In Kenya, while most young people say they plan to go back to school upon reopening in January, we also see indicators of severe economic distress and a fear that inability to meet the costs of education will prevent reenrollment. For example, the majority of young people in three of the four settings in our study reported experiencing increased food insecurity due to COVID-19. This type of economic insecurity may well play out in terms of school access in the coming months and years.

2. Challenges in accessing education. We also know that expanding access to school—especially in settings where access is still a challenge—can be a very effective way to increase enrollment and close gender gaps. For example, school construction programs in countries like Burkina Faso or buying bicycles for girls in India, have been effective. But what does “access” mean now? How has that changed?

In Kenya, the majority of adolescents say they are doing some kind of schoolwork or learning at home during the pandemic, with the exception of Wajir, where fewer than 20 percent of 10- to 14-year-old girls, compared to 30 percent of 10- to 14-year-old boys indicated this was the case. When asked why they were not doing schoolwork at home, the most common reasons were that the school hasn’t provided lessons, and/or they needed to help with chores at home.

3. Importance of pedagogy. We have also seen over and over again that improving pedagogy, such as helping teachers adapt the curriculum to students’ different learning levels, is effective. What does this look like during and post-COVID-19? What models can we build on? (Hint: There are promising models out there already!)
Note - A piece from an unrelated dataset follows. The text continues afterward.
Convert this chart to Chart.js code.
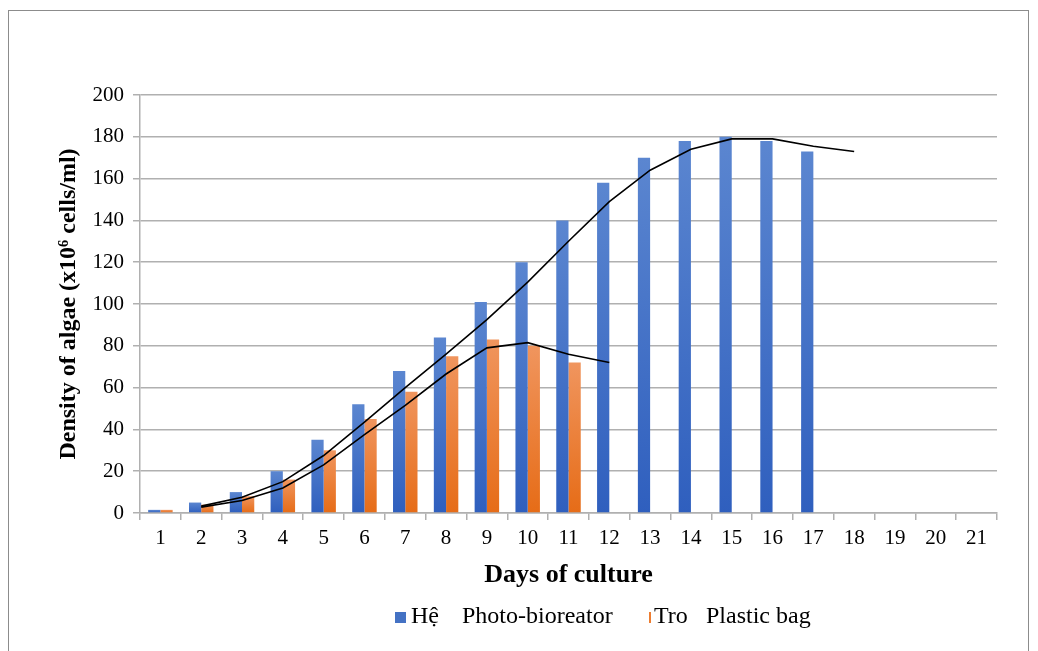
<!DOCTYPE html>
<html>
<head>
<meta charset="utf-8">
<script src="https://cdn.jsdelivr.net/npm/chart.js@4.4.1/dist/chart.umd.min.js"></script>
<style>
  html, body { margin: 0; padding: 0; background: #fff; }
  .frame { position: absolute; left: 8px; top: 10px; width: 1021px; height: 660px; border: 1px solid #8c8c8c; box-sizing: border-box; }
  .wrap { position: absolute; left: 0; top: 0; width: 1038px; height: 651px; }
</style>
</head>
<body>
<div class="frame"></div>
<div class="wrap"><canvas id="algaeChart"></canvas></div>
<script>
// ===== DATA =====
const days = ["1", "2", "3", "4", "5", "6", "7", "8", "9", "10", "11", "12", "13", "14", "15", "16", "17", "18", "19", "20", "21"];
const photoBioreactor = [1.5, 5, 10, 20, 35, 52, 68, 84, 101, 120, 140, 158, 170, 178, 180, 178, 173, null, null, null, null];
const plasticBag = [1.5, 4, 8, 16, 30, 45, 58, 75, 83, 80, 72, null, null, null, null, null, null, null, null, null, null];
// trend lines (2-period moving average)
const photoTrend = [null, 3.3, 7.5, 15, 27.5, 43.5, 60, 76, 92.5, 110.5, 130, 149, 164, 174, 179, 179, 175.5, 173, null, null, null];
const bagTrend = [null, 2.8, 6, 12, 23, 37.5, 51.5, 66.5, 79, 81.5, 76, 72, null, null, null, null, null, null, null, null, null];
const yTicks = [0, 20, 40, 60, 80, 100, 120, 140, 160, 180, 200];
const legendNames = [["Hệ", "Photo-bioreator"], ["Tro", "Plastic bag"]];

const serif = "'Liberation Serif', 'Times New Roman', serif";

// vertical gradient per bar, lighter at top
function barGradient(top, bottom) {
  return (ctx) => {
    const chart = ctx.chart;
    const y = chart.scales && chart.scales.y;
    if (!y || ctx.raw == null || !chart.chartArea) return bottom;
    const y0 = y.getPixelForValue(0);
    const y1 = y.getPixelForValue(ctx.raw);
    if (!isFinite(y0) || !isFinite(y1) || y0 === y1) return bottom;
    const g = chart.ctx.createLinearGradient(0, y1, 0, y0);
    g.addColorStop(0, top);
    g.addColorStop(1, bottom);
    return g;
  };
}

// ===== LEGEND (drawn like the original: square marker + thin line marker) =====
const bottomLegend = {
  id: "bottomLegend",
  afterDraw(chart) {
    const c = chart.ctx;
    c.save();
    c.font = "24px " + serif;
    c.textBaseline = "alphabetic";
    const base = 623;
    // first item
    c.fillStyle = "#4472c4";
    c.fillRect(395, 612, 11, 11);
    c.fillStyle = "#000";
    c.fillText(legendNames[0][0], 411, base);
    c.fillText(legendNames[0][1], 462, base);
    // second item
    c.fillStyle = "#ed7d31";
    c.fillRect(649, 612, 2, 11);
    c.fillStyle = "#000";
    c.fillText(legendNames[1][0], 654, base);
    c.fillText(legendNames[1][1], 706, base);
    c.restore();
  },
};

const ctx = document.getElementById("algaeChart").getContext("2d");

new Chart(ctx, {
  data: {
    labels: days,
    datasets: [
      {
        type: "line",
        data: photoTrend,
        borderColor: "#000",
        borderWidth: 1.6,
        pointRadius: 0,
        tension: 0,
        order: 0,
      },
      {
        type: "line",
        data: bagTrend,
        borderColor: "#000",
        borderWidth: 1.6,
        pointRadius: 0,
        tension: 0,
        order: 0,
      },
      {
        type: "bar",
        label: "Photo-bioreator",
        data: photoBioreactor,
        backgroundColor: barGradient("#5b86d0", "#2f5fbe"),
        categoryPercentage: 0.6,
        barPercentage: 1,
        order: 1,
      },
      {
        type: "bar",
        label: "Plastic bag",
        data: plasticBag,
        backgroundColor: barGradient("#f0955e", "#e66c17"),
        categoryPercentage: 0.6,
        barPercentage: 1,
        order: 1,
      },
    ],
  },
  plugins: [bottomLegend],
  options: {
    responsive: true,
    maintainAspectRatio: false,
    animation: false,
    layout: { padding: { left: 54, right: 41, top: 95, bottom: 60 } },
    plugins: {
      tooltip: { enabled: false },
      legend: { display: false },
    },
    scales: {
      x: {
        offset: true,
        afterFit: (scale) => { scale.height = 78; },
        grid: { offset: true, drawOnChartArea: false, drawTicks: true, tickLength: 7, color: "#b0b0b0", lineWidth: 1.5 },
        border: { color: "#b0b0b0", width: 1.5 },
        ticks: { font: { family: serif, size: 21 }, color: "#000", padding: 6, maxRotation: 0, autoSkip: false },
        title: {
          display: true,
          text: "Days of culture",
          font: { family: serif, size: 26, weight: "bold" },
          color: "#000",
          padding: { top: 6, bottom: 0 },
        },
      },
      y: {
        min: 0,
        max: 200,
        afterFit: (scale) => { scale.width = 140 - 54; },
        afterBuildTicks: (scale) => { scale.ticks = yTicks.map((v) => ({ value: v })); },
        grid: { color: "#b0b0b0", lineWidth: 1.5, tickLength: 7 },
        border: { color: "#b0b0b0", width: 1.5 },
        ticks: { font: { family: serif, size: 21 }, color: "#000", padding: 9 },
        title: {
          display: true,
          text: "Density of algae (x10⁶ cells/ml)",
          font: { family: serif, size: 24, weight: "bold" },
          color: "#000",
          padding: { top: 0, bottom: 8 },
        },
      },
    },
  },
});
</script>
</body>
</html>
In places like Wajir, where many young people have spent nearly a year without doing schoolwork or reading at home, ensuring school access is only the first step. Teachers will be faced with new challenges in helping students catch up and get back on track, with perhaps a broader range of skills in their classrooms than ever before.

Although it has been 10 months since the COVID-19 pandemic began, we’re only starting to see its effects—both direct and indirect—on school-age children and their families. As we think about what comes next, let’s not forget the fundamentals—what we already know about gender-related barriers to schooling, and what has worked to improve education for girls before. What we need to understand is how COVID-19 changes those fundamentals, and how we must change our plans in response.